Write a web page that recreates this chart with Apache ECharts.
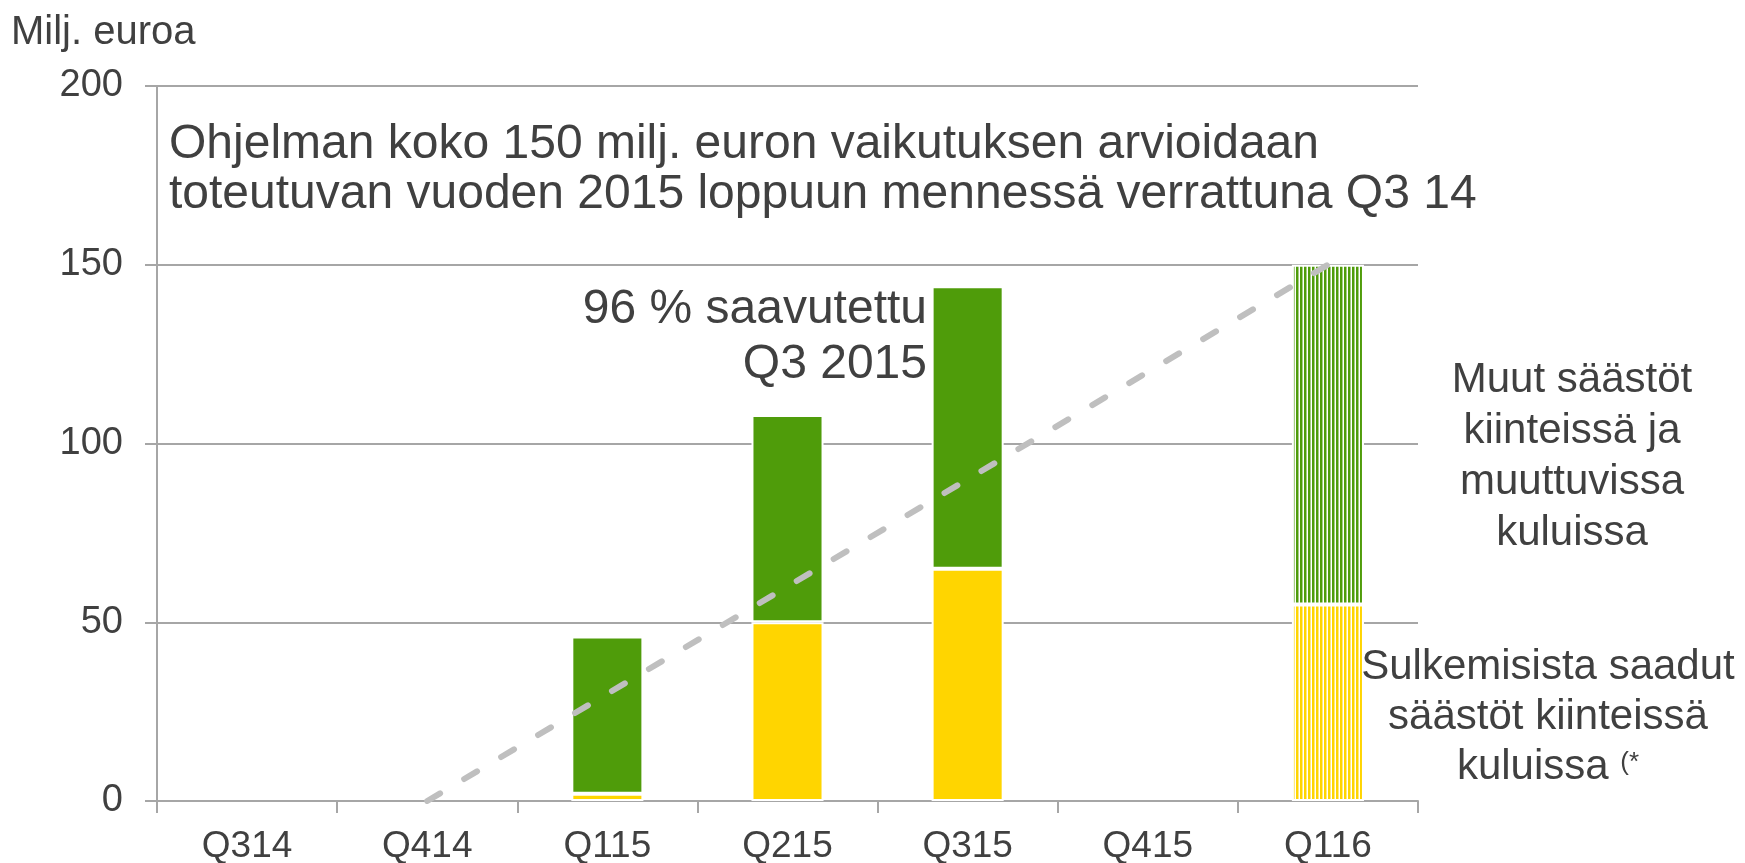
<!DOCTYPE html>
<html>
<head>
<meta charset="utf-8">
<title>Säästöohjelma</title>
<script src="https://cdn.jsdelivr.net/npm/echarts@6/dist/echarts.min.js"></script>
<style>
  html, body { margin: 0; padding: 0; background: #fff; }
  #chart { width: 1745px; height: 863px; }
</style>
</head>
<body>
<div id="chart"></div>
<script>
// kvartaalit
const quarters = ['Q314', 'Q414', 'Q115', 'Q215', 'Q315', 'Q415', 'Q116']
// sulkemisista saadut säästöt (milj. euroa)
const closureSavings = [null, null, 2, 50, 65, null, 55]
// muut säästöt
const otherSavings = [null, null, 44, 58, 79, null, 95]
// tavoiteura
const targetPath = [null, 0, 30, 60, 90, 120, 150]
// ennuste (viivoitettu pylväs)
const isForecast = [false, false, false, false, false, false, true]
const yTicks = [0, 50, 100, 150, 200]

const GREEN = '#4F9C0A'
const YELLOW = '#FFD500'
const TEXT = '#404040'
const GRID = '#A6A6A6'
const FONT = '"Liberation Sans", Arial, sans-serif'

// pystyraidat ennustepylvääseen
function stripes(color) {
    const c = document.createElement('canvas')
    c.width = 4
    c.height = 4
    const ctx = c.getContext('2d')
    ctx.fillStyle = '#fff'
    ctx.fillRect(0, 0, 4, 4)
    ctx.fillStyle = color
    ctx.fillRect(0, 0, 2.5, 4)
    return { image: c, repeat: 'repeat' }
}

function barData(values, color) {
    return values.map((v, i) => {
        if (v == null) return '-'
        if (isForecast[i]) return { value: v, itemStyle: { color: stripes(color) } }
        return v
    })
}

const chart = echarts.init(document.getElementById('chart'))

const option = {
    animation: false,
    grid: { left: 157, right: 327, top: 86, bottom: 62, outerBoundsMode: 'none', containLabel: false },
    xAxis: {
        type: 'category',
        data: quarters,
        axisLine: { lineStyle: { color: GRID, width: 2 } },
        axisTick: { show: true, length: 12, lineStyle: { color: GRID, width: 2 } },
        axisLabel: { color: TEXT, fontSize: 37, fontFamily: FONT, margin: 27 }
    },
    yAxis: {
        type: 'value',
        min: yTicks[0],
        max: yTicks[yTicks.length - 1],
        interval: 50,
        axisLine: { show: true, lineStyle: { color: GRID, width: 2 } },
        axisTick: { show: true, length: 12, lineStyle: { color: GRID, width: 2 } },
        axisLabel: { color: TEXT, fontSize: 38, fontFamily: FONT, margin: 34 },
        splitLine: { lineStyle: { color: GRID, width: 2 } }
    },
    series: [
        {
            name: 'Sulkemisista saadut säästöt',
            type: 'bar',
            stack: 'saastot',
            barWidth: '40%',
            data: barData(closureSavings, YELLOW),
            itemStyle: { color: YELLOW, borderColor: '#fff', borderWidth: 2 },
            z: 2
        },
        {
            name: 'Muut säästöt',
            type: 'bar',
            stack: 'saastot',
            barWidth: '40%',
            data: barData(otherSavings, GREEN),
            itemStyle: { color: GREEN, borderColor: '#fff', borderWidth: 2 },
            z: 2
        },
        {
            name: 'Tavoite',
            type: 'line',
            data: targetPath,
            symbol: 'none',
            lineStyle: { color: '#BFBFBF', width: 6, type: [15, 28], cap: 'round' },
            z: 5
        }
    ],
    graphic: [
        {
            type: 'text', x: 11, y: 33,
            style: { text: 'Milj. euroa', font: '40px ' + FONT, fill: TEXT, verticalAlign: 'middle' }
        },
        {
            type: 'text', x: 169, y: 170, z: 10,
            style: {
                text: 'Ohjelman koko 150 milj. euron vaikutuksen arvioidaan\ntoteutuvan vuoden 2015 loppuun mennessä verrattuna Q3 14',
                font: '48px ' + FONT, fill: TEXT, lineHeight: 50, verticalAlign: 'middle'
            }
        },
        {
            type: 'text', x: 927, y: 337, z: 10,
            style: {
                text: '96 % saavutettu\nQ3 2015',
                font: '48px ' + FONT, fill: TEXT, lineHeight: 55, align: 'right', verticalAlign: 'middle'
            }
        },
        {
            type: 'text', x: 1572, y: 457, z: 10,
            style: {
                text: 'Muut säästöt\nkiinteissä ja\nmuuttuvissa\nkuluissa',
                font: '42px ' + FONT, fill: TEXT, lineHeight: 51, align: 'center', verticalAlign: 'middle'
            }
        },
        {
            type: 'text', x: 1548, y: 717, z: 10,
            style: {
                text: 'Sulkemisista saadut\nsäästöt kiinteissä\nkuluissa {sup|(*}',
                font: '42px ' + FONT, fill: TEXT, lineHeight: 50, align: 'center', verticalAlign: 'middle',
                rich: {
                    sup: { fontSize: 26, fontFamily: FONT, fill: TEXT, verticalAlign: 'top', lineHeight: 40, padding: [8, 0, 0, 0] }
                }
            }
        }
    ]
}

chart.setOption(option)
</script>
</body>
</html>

-------------------------

▸ **The request**
Reproduce only the lines from the beginning of the data through the line that contains "const chart = echarts.init(document.getElementById('chart'))", both included, and please drop the pictures.

▸ **Output of the task**
Write a web page that recreates this chart with Apache ECharts.
<!DOCTYPE html>
<html>
<head>
<meta charset="utf-8">
<title>Säästöohjelma</title>
<script src="https://cdn.jsdelivr.net/npm/echarts@6/dist/echarts.min.js"></script>
<style>
  html, body { margin: 0; padding: 0; background: #fff; }
  #chart { width: 1745px; height: 863px; }
</style>
</head>
<body>
<div id="chart"></div>
<script>
// kvartaalit
const quarters = ['Q314', 'Q414', 'Q115', 'Q215', 'Q315', 'Q415', 'Q116']
// sulkemisista saadut säästöt (milj. euroa)
const closureSavings = [null, null, 2, 50, 65, null, 55]
// muut säästöt
const otherSavings = [null, null, 44, 58, 79, null, 95]
// tavoiteura
const targetPath = [null, 0, 30, 60, 90, 120, 150]
// ennuste (viivoitettu pylväs)
const isForecast = [false, false, false, false, false, false, true]
const yTicks = [0, 50, 100, 150, 200]

const GREEN = '#4F9C0A'
const YELLOW = '#FFD500'
const TEXT = '#404040'
const GRID = '#A6A6A6'
const FONT = '"Liberation Sans", Arial, sans-serif'

// pystyraidat ennustepylvääseen
function stripes(color) {
    const c = document.createElement('canvas')
    c.width = 4
    c.height = 4
    const ctx = c.getContext('2d')
    ctx.fillStyle = '#fff'
    ctx.fillRect(0, 0, 4, 4)
    ctx.fillStyle = color
    ctx.fillRect(0, 0, 2.5, 4)
    return { image: c, repeat: 'repeat' }
}

function barData(values, color) {
    return values.map((v, i) => {
        if (v == null) return '-'
        if (isForecast[i]) return { value: v, itemStyle: { color: stripes(color) } }
        return v
    })
}

const chart = echarts.init(document.getElementById('chart'))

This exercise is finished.